The same ambiguity goes for the extra doting Renata’s mother doles out. Is it because Ren’s a young trans woman, or is there some some unspoken reason? Don’t get me wrong, this is a trans film. I don’t mean this in a spiritual sense, the way that every work of art I like is secretly trans in how it breaks down rigid barriers. I mean it in the very material sense of being awkward and adolescent and a little too late on both counts. I mean being mostly well-adjusted but still trying to act natural, learn the right mode of intimacy. Between Renata and Sienna there are so many moments where the sisters are emotionally attuned to each other, always in silence. They simple touch, and mirror each other.

There is also something more—a scene where Renata is on her own, off on some small island her body frictionless between sky and sea. She is etched into the sunlight; she is alone.

A young couple, equally alone, cuts the mood short. This is the type of scene we’re used to by now, having seen Renata blow vape smoke across a glass table in the brief moment her father has his back turned, before swatting it away. Or the many times we’ve seen her treated in wide, seeking chemical loneliness just beyond the pale of the crowd. Or lying in bed, texting or not. We are shown a fine line between boredom and spiritual freedom.

Again, this is Madonia’s screen debut; none of the principal cast are known quantities, either. De Filippis has made them into a family of her own. Of special note is Parro, mostly seen in the background sporting a sober glare. He and Renata have an unspoken affinity which drives the film’s story. Realism means a traditional plot is forgone—in this uneasy reunion, the story beats are all comprised of identifications between a woman and her object. Each member of the family functions as a buoy that we tether temporarily to while slipping through time.
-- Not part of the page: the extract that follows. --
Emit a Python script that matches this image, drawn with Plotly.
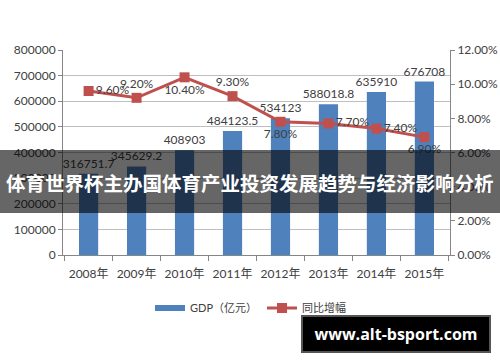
import plotly.graph_objects as go

years = ["2008年", "2009年", "2010年", "2011年", "2012年", "2013年", "2014年", "2015年"]
gdp = [316751.7, 345629.2, 408903, 484123.5, 534123, 588018.8, 635910, 676708]
gdp_labels = ["316751.7", "345629.2", "408903", "484123.5", "534123", "588018.8", "635910", "676708"]
growth = [0.096, 0.092, 0.104, 0.093, 0.078, 0.077, 0.074, 0.069]
growth_pos = ["middle right", "top center", "bottom center", "top center",
              "bottom center", "middle right", "middle right", "bottom center"]

title_text = "体育世界杯主办国体育产业投资发展趋势与经济影响分析"
watermark = "www.alt-bsport.com"

FONT = "Lato, 'Noto Sans CJK SC', sans-serif"
TXT = "#404040"
BLUE = "#4F81BD"
RED = "#C0504D"

L, R, T, B = 63, 50, 50, 107
W, H = 500, 362
PW, PH = W - L - R, H - T - B


def px(x):
    return (x - L) / PW


def py(y):
    return (H - B - y) / PH


fig = go.Figure()
fig.add_trace(go.Bar(
    x=years, y=gdp, name="GDP（亿元）", showlegend=False, legendgroup="gdp",
    marker=dict(color=BLUE, line=dict(width=0)),
    text=gdp_labels, textposition="outside", cliponaxis=False,
    constraintext="none",
    textfont=dict(size=12, color=TXT, family=FONT),
))
# legend entry for bars (wide flat swatch like the original)
fig.add_trace(go.Scatter(
    x=[None], y=[None], name="GDP（亿元）", legendgroup="gdp",
    mode="lines", line=dict(color=BLUE, width=6),
))
fig.add_trace(go.Scatter(
    x=years, y=growth, name="同比增幅", yaxis="y2",
    mode="lines+markers+text",
    line=dict(color=RED, width=3),
    marker=dict(symbol="square", size=10, color=RED),
    text=[f"{v*100:.2f}%" for v in growth], textposition=growth_pos,
    textfont=dict(size=12, color=TXT, family=FONT), cliponaxis=False,
))

fig.update_layout(
    width=W, height=H,
    margin=dict(l=L, r=R, t=T, b=B, autoexpand=False),
    paper_bgcolor="white", plot_bgcolor="white",
    font=dict(family=FONT, color=TXT, size=12),
    bargap=0.6,
    showlegend=True,
    legend=dict(orientation="h", x=px(150), y=py(308), xanchor="left", yanchor="middle",
                font=dict(size=11, color=TXT, family=FONT), bgcolor="rgba(0,0,0,0)",
                itemwidth=30, tracegroupgap=0),
    xaxis=dict(type="category", showline=True, linecolor="#868686", linewidth=1,
               ticks="outside", tickson="boundaries", ticklen=5, tickcolor="#868686",
               showgrid=False, tickangle=0, automargin=False, ticklabelstandoff=8,
               tickfont=dict(size=12, color=TXT)),
    yaxis=dict(range=[0, 800000], dtick=100000, showgrid=True, gridcolor="#BFBFBF",
               gridwidth=1, showline=True, linecolor="#868686", ticks="outside",
               ticklen=4, tickcolor="#868686", tickfont=dict(size=12, color=TXT),
               zeroline=False, tickformat="d", automargin=False),
    yaxis2=dict(range=[0, 0.12], dtick=0.02, overlaying="y", side="right",
                tickformat=".2%", showgrid=False, showline=True, linecolor="#868686",
                ticks="outside", ticklen=4, tickcolor="#868686", automargin=False,
                tickfont=dict(size=12, color=TXT), zeroline=False),
)

# dark banner
fig.add_shape(type="rect", xref="paper", yref="paper", x0=px(0), x1=px(500),
              y0=py(213), y1=py(150), fillcolor="rgba(0,0,0,0.6)",
              line=dict(width=0), layer="above")
fig.add_annotation(xref="paper", yref="paper", x=px(250), y=py(182),
                   text=f"<b>{title_text}</b>", showarrow=False,
                   font=dict(family="'Noto Sans CJK SC'", size=19.5, color="white"))

# watermark box (annotation with its own background)
fig.add_annotation(xref="paper", yref="paper", x=px(301), y=py(315),
                   xanchor="left", yanchor="top",
                   width=186, height=34, align="center", valign="middle",
                   bgcolor="black", bordercolor="#555555", borderwidth=2, borderpad=0,
                   text=f"<b>{watermark}</b>", showarrow=False,
                   font=dict(family="'Open Sans', sans-serif", size=16, color="white"))

fig.write_html("out.html", config={"displayModeBar": False},
               post_script="document.body.style.margin='0';document.body.style.overflow='hidden';")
Noemi Preiswerk is the editor for Something You Said Last Night; she also cut Knock at the Cabin, another release from this year about a family getaway. Other than trivia about two great movies, it’d be proper to note how much is at stake. I’ve talked about joy, boredom, anxiety, and bliss; scenes linger, but no emotion ever overpowers all the other. Something you said last night—but what was it? The title urges you to return to the film, just to see what it’ll make you feel next.